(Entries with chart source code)
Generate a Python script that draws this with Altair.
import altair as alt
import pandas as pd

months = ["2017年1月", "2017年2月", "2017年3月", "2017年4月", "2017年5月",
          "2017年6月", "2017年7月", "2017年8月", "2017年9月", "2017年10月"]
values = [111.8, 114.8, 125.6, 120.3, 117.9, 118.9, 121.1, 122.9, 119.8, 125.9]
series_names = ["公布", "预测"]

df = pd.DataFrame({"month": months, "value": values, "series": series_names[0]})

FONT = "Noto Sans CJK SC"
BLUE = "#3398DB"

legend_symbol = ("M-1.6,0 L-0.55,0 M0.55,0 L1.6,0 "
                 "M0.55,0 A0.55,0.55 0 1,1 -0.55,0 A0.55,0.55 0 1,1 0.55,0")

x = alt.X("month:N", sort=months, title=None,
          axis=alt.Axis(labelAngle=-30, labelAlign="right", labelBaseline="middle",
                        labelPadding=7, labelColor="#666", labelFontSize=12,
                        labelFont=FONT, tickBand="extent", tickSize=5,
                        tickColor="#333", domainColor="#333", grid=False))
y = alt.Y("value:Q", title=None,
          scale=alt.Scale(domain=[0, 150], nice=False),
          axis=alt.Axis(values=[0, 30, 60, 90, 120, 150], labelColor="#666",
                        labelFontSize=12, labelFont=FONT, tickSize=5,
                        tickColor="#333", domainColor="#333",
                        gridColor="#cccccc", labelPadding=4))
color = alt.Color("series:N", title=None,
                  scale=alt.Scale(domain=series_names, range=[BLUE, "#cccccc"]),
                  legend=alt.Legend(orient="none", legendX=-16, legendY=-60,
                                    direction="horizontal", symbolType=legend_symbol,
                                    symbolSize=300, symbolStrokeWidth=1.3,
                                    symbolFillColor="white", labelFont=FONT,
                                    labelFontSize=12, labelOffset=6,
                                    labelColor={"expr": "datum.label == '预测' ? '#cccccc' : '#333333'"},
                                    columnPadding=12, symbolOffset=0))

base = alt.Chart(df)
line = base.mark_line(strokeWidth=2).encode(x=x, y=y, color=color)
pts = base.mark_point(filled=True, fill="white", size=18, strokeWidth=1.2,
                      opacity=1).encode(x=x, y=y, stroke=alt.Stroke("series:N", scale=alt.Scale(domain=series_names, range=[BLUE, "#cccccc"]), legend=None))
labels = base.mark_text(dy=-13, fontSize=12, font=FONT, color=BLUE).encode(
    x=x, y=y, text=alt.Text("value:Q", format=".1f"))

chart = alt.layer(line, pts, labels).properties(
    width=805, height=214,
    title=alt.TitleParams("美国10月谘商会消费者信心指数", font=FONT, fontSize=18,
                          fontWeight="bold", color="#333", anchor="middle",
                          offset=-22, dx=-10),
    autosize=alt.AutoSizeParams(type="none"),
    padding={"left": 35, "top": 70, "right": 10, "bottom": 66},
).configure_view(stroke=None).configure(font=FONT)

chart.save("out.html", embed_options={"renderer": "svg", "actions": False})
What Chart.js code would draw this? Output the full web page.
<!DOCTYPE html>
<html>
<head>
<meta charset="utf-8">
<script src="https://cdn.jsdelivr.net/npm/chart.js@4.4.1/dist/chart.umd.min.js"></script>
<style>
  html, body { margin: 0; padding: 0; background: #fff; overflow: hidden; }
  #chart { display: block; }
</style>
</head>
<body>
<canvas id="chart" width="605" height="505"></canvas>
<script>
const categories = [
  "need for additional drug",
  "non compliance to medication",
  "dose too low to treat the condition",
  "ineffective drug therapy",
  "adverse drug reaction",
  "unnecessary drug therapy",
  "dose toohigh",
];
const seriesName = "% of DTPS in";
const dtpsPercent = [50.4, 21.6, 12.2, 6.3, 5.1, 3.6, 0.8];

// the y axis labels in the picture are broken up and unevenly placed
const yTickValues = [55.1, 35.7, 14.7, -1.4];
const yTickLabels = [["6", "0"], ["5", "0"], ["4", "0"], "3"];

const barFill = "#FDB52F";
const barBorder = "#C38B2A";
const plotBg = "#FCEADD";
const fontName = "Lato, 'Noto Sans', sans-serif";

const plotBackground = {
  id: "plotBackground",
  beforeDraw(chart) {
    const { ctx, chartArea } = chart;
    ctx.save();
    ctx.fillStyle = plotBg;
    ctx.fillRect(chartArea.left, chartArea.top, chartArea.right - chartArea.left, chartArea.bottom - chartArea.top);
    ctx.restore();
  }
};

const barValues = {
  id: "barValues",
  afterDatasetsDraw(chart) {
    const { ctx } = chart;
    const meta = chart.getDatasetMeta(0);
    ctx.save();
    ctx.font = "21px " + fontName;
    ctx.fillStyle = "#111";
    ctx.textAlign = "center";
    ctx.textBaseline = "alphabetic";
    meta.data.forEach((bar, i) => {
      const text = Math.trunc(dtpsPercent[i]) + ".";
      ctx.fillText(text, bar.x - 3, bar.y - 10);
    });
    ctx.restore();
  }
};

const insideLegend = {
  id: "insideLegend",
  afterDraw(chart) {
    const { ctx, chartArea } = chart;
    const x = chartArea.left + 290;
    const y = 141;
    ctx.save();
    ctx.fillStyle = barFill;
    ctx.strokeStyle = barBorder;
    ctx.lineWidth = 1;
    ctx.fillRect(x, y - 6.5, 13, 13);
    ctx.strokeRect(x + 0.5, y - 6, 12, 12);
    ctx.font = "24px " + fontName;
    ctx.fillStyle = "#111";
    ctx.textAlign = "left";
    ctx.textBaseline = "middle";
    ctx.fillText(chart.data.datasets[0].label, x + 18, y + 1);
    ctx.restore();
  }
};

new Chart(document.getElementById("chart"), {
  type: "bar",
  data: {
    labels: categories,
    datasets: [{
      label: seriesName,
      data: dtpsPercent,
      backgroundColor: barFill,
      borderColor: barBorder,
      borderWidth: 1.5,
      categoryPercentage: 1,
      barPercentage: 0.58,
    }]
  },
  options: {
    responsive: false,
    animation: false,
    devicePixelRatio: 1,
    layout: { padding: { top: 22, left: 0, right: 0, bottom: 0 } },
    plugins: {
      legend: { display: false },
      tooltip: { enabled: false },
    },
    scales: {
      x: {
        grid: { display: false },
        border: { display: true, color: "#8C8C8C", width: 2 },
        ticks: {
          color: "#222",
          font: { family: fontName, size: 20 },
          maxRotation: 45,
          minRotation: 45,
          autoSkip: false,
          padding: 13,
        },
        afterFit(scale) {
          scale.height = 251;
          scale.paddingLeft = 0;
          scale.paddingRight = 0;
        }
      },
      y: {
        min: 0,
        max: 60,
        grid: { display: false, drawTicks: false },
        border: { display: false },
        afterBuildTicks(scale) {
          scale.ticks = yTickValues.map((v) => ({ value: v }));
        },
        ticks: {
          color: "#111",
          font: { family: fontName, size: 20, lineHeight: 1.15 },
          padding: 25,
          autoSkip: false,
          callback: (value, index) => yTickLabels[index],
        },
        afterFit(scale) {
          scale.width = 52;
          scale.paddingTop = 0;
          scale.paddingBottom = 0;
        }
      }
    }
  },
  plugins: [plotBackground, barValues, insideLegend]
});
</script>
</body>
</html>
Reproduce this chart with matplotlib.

• [GIVEN EXERCISE]
Go through the material above line by line and copy it exactly.

• [RESULT FOR THIS TASK]
Generate a Python script that draws this with Altair.
import altair as alt
import pandas as pd

months = ["2017年1月", "2017年2月", "2017年3月", "2017年4月", "2017年5月",
          "2017年6月", "2017年7月", "2017年8月", "2017年9月", "2017年10月"]
values = [111.8, 114.8, 125.6, 120.3, 117.9, 118.9, 121.1, 122.9, 119.8, 125.9]
series_names = ["公布", "预测"]

df = pd.DataFrame({"month": months, "value": values, "series": series_names[0]})

FONT = "Noto Sans CJK SC"
BLUE = "#3398DB"

legend_symbol = ("M-1.6,0 L-0.55,0 M0.55,0 L1.6,0 "
                 "M0.55,0 A0.55,0.55 0 1,1 -0.55,0 A0.55,0.55 0 1,1 0.55,0")

x = alt.X("month:N", sort=months, title=None,
          axis=alt.Axis(labelAngle=-30, labelAlign="right", labelBaseline="middle",
                        labelPadding=7, labelColor="#666", labelFontSize=12,
                        labelFont=FONT, tickBand="extent", tickSize=5,
                        tickColor="#333", domainColor="#333", grid=False))
y = alt.Y("value:Q", title=None,
          scale=alt.Scale(domain=[0, 150], nice=False),
          axis=alt.Axis(values=[0, 30, 60, 90, 120, 150], labelColor="#666",
                        labelFontSize=12, labelFont=FONT, tickSize=5,
                        tickColor="#333", domainColor="#333",
                        gridColor="#cccccc", labelPadding=4))
color = alt.Color("series:N", title=None,
                  scale=alt.Scale(domain=series_names, range=[BLUE, "#cccccc"]),
                  legend=alt.Legend(orient="none", legendX=-16, legendY=-60,
                                    direction="horizontal", symbolType=legend_symbol,
                                    symbolSize=300, symbolStrokeWidth=1.3,
                                    symbolFillColor="white", labelFont=FONT,
                                    labelFontSize=12, labelOffset=6,
                                    labelColor={"expr": "datum.label == '预测' ? '#cccccc' : '#333333'"},
                                    columnPadding=12, symbolOffset=0))

base = alt.Chart(df)
line = base.mark_line(strokeWidth=2).encode(x=x, y=y, color=color)
pts = base.mark_point(filled=True, fill="white", size=18, strokeWidth=1.2,
                      opacity=1).encode(x=x, y=y, stroke=alt.Stroke("series:N", scale=alt.Scale(domain=series_names, range=[BLUE, "#cccccc"]), legend=None))
labels = base.mark_text(dy=-13, fontSize=12, font=FONT, color=BLUE).encode(
    x=x, y=y, text=alt.Text("value:Q", format=".1f"))

chart = alt.layer(line, pts, labels).properties(
    width=805, height=214,
    title=alt.TitleParams("美国10月谘商会消费者信心指数", font=FONT, fontSize=18,
                          fontWeight="bold", color="#333", anchor="middle",
                          offset=-22, dx=-10),
    autosize=alt.AutoSizeParams(type="none"),
    padding={"left": 35, "top": 70, "right": 10, "bottom": 66},
).configure_view(stroke=None).configure(font=FONT)

chart.save("out.html", embed_options={"renderer": "svg", "actions": False})
What Chart.js code would draw this? Output the full web page.
<!DOCTYPE html>
<html>
<head>
<meta charset="utf-8">
<script src="https://cdn.jsdelivr.net/npm/chart.js@4.4.1/dist/chart.umd.min.js"></script>
<style>
  html, body { margin: 0; padding: 0; background: #fff; overflow: hidden; }
  #chart { display: block; }
</style>
</head>
<body>
<canvas id="chart" width="605" height="505"></canvas>
<script>
const categories = [
  "need for additional drug",
  "non compliance to medication",
  "dose too low to treat the condition",
  "ineffective drug therapy",
  "adverse drug reaction",
  "unnecessary drug therapy",
  "dose toohigh",
];
const seriesName = "% of DTPS in";
const dtpsPercent = [50.4, 21.6, 12.2, 6.3, 5.1, 3.6, 0.8];

// the y axis labels in the picture are broken up and unevenly placed
const yTickValues = [55.1, 35.7, 14.7, -1.4];
const yTickLabels = [["6", "0"], ["5", "0"], ["4", "0"], "3"];

const barFill = "#FDB52F";
const barBorder = "#C38B2A";
const plotBg = "#FCEADD";
const fontName = "Lato, 'Noto Sans', sans-serif";

const plotBackground = {
  id: "plotBackground",
  beforeDraw(chart) {
    const { ctx, chartArea } = chart;
    ctx.save();
    ctx.fillStyle = plotBg;
    ctx.fillRect(chartArea.left, chartArea.top, chartArea.right - chartArea.left, chartArea.bottom - chartArea.top);
    ctx.restore();
  }
};

const barValues = {
  id: "barValues",
  afterDatasetsDraw(chart) {
    const { ctx } = chart;
    const meta = chart.getDatasetMeta(0);
    ctx.save();
    ctx.font = "21px " + fontName;
    ctx.fillStyle = "#111";
    ctx.textAlign = "center";
    ctx.textBaseline = "alphabetic";
    meta.data.forEach((bar, i) => {
      const text = Math.trunc(dtpsPercent[i]) + ".";
      ctx.fillText(text, bar.x - 3, bar.y - 10);
    });
    ctx.restore();
  }
};

const insideLegend = {
  id: "insideLegend",
  afterDraw(chart) {
    const { ctx, chartArea } = chart;
    const x = chartArea.left + 290;
    const y = 141;
    ctx.save();
    ctx.fillStyle = barFill;
    ctx.strokeStyle = barBorder;
    ctx.lineWidth = 1;
    ctx.fillRect(x, y - 6.5, 13, 13);
    ctx.strokeRect(x + 0.5, y - 6, 12, 12);
    ctx.font = "24px " + fontName;
    ctx.fillStyle = "#111";
    ctx.textAlign = "left";
    ctx.textBaseline = "middle";
    ctx.fillText(chart.data.datasets[0].label, x + 18, y + 1);
    ctx.restore();
  }
};

new Chart(document.getElementById("chart"), {
  type: "bar",
  data: {
    labels: categories,
    datasets: [{
      label: seriesName,
      data: dtpsPercent,
      backgroundColor: barFill,
      borderColor: barBorder,
      borderWidth: 1.5,
      categoryPercentage: 1,
      barPercentage: 0.58,
    }]
  },
  options: {
    responsive: false,
    animation: false,
    devicePixelRatio: 1,
    layout: { padding: { top: 22, left: 0, right: 0, bottom: 0 } },
    plugins: {
      legend: { display: false },
      tooltip: { enabled: false },
    },
    scales: {
      x: {
        grid: { display: false },
        border: { display: true, color: "#8C8C8C", width: 2 },
        ticks: {
          color: "#222",
          font: { family: fontName, size: 20 },
          maxRotation: 45,
          minRotation: 45,
          autoSkip: false,
          padding: 13,
        },
        afterFit(scale) {
          scale.height = 251;
          scale.paddingLeft = 0;
          scale.paddingRight = 0;
        }
      },
      y: {
        min: 0,
        max: 60,
        grid: { display: false, drawTicks: false },
        border: { display: false },
        afterBuildTicks(scale) {
          scale.ticks = yTickValues.map((v) => ({ value: v }));
        },
        ticks: {
          color: "#111",
          font: { family: fontName, size: 20, lineHeight: 1.15 },
          padding: 25,
          autoSkip: false,
          callback: (value, index) => yTickLabels[index],
        },
        afterFit(scale) {
          scale.width = 52;
          scale.paddingTop = 0;
          scale.paddingBottom = 0;
        }
      }
    }
  },
  plugins: [plotBackground, barValues, insideLegend]
});
</script>
</body>
</html>
Reproduce this chart with matplotlib.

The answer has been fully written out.